Right or wrong? -- Roy Smith
I wrote last week’s column after what I thought was a volatile market in grain futures. There were several things I had on my mind that I thought would provoke reaction from my readers. In fact so far all of the comments following that column have been positive. I thought at the very least someone would take me to task for saying grain farmers should be embarrassed for taking the direct payment from FSA with cash corn over $6.00 per bushel.
As it turned out, this week was even more volatile than last week, especially in the stock market. When I listen to the various commentators I hear some things that make me wonder why I see things differently than they do.
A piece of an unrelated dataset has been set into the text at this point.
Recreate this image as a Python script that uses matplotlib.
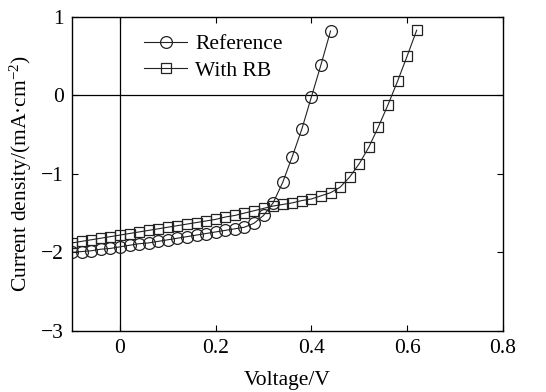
import numpy as np
import matplotlib
matplotlib.use("Agg")
import matplotlib.pyplot as plt

plt.rcParams['font.family'] = ['Liberation Serif', 'DejaVu Serif']
plt.rcParams['mathtext.fontset'] = 'custom'
plt.rcParams['mathtext.rm'] = 'Liberation Serif'
plt.rcParams['mathtext.it'] = 'Liberation Serif:italic'

# Reference series
v_ref = [-0.10, -0.08, -0.06, -0.04, -0.02, 0.00, 0.02, 0.04, 0.06, 0.08,
         0.10, 0.12, 0.14, 0.16, 0.18, 0.20, 0.22, 0.24, 0.26, 0.28,
         0.30, 0.32, 0.34, 0.36, 0.38, 0.40, 0.42, 0.44]
j_ref = [-2.00, -1.99, -1.98, -1.96, -1.95, -1.93, -1.91, -1.89, -1.88, -1.86,
         -1.84, -1.82, -1.80, -1.78, -1.76, -1.74, -1.72, -1.70, -1.68, -1.63,
         -1.53, -1.37, -1.11, -0.78, -0.43, -0.02, 0.39, 0.82]

# With RB series
v_rb = [-0.10, -0.08, -0.06, -0.04, -0.02, 0.00, 0.02, 0.04, 0.06, 0.08,
        0.10, 0.12, 0.14, 0.16, 0.18, 0.20, 0.22, 0.24, 0.26, 0.28,
        0.30, 0.32, 0.34, 0.36, 0.38, 0.40, 0.42, 0.44, 0.46, 0.48,
        0.50, 0.52, 0.54, 0.56, 0.58, 0.60, 0.62]
j_rb = [-1.88, -1.86, -1.84, -1.82, -1.80, -1.78, -1.76, -1.74, -1.72, -1.70,
        -1.68, -1.66, -1.64, -1.62, -1.60, -1.58, -1.55, -1.53, -1.50, -1.47,
        -1.44, -1.41, -1.39, -1.37, -1.34, -1.32, -1.28, -1.24, -1.17, -1.04,
        -0.87, -0.66, -0.40, -0.12, 0.18, 0.50, 0.83]

x_ticks = [0, 0.2, 0.4, 0.6, 0.8]
x_tick_labels = ['0', '0.2', '0.4', '0.6', '0.8']
y_ticks = [-3, -2, -1, 0, 1]
y_tick_labels = ['\u22123', '\u22122', '\u22121', '0', '1']

fs = 15.5
fig = plt.figure(figsize=(5.46, 3.92), dpi=100)
ax = fig.add_axes([0.132, 0.156, 0.789, 0.801])

ec = '#222222'
ax.plot(v_ref, j_ref, '-', color=ec, lw=0.8, marker='o', ms=8.5,
        mfc='none', mec=ec, mew=0.9, label='Reference')
ax.plot(v_rb, j_rb, '-', color=ec, lw=0.8, marker='s', ms=7.5,
        mfc='none', mec=ec, mew=0.9, label='With RB')

ax.axhline(0, color='black', lw=0.9, zorder=0)
ax.axvline(0, color='black', lw=0.9, zorder=0)

ax.set_xlim(-0.1, 0.8)
ax.set_ylim(-3, 1)
ax.set_xticks(x_ticks)
ax.set_xticklabels(x_tick_labels)
ax.set_yticks(y_ticks)
ax.set_yticklabels(y_tick_labels)
ax.tick_params(direction='in', top=True, right=True, length=4, width=0.8,
               labelsize=fs, pad=6)
for s in ax.spines.values():
    s.set_linewidth(1.0)

ax.set_xlabel('Voltage/V', fontsize=fs, labelpad=9)
ax.set_ylabel('Current density/(mA\u00b7cm$^{\\mathrm{\u22122}}$)', fontsize=fs, labelpad=5)

ax.legend(loc='upper left', bbox_to_anchor=(0.133, 0.993), frameon=False,
          fontsize=fs, handlelength=2.0, handletextpad=0.35, labelspacing=0.3,
          borderaxespad=0.3, borderpad=0.4)

fig.savefig('out.png', dpi=100)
Not only does it seem as if the government is out of control on some ways, it seems as if there is a lot of backward logic being spread about.
For instance, one of the factors that was seen as driving the market gyrations this week was the lack of growth in the economy. Why the economy have to grow? If population were maintained at the current level and consumption remained where it is today, wouldn’t we be better off in the long run? We would not need as many new highways, new schools and other infrastructure. There would be more resources for the poor and middle class and less would be needed to keep the population at its current standard of living.
Another factor that seems backward is the price of houses. We hear from the media that housing prices have not risen recently and in some cases have dropped. That is supposedly a bad thing. However, if you want to buy a house, is it not better for housing prices to be stable or drop slightly? People who want to sell a house wish prices were higher. Real estate brokers and land speculators wish prices would continue to inflate. Yet that is what got the economy into the recession in the first place.
My community is between the cities of Omaha and Lincoln. If you have a good house to sell for $100,000 or $150,000, it will sell very quickly. If you want to sell a house for $500,000, be prepared to have it on the market for a long time. That should tell us something about the real value of houses!
Interest rates seem to be just the opposite. The government is intentionally keeping interest rates low. They promote this as good for the economy. However, for individuals on fixed incomes and non profit organizations, extremely low interest rates are a death knell. I am involved with two non profit organizations, a church with a large population of senior citizens and a rural cemetery. Both of these groups have problems managing their budgets when interest rates are so low.
If the interest on CD’s and bonds were suddenly to jump from one percent to four percent think how much money would become available for those individuals for every day spending. For most of my career the interest rate on my farm operating note was between six and ten percent. It is difficult for me to think that having interest rates back in that range would ruin the economy.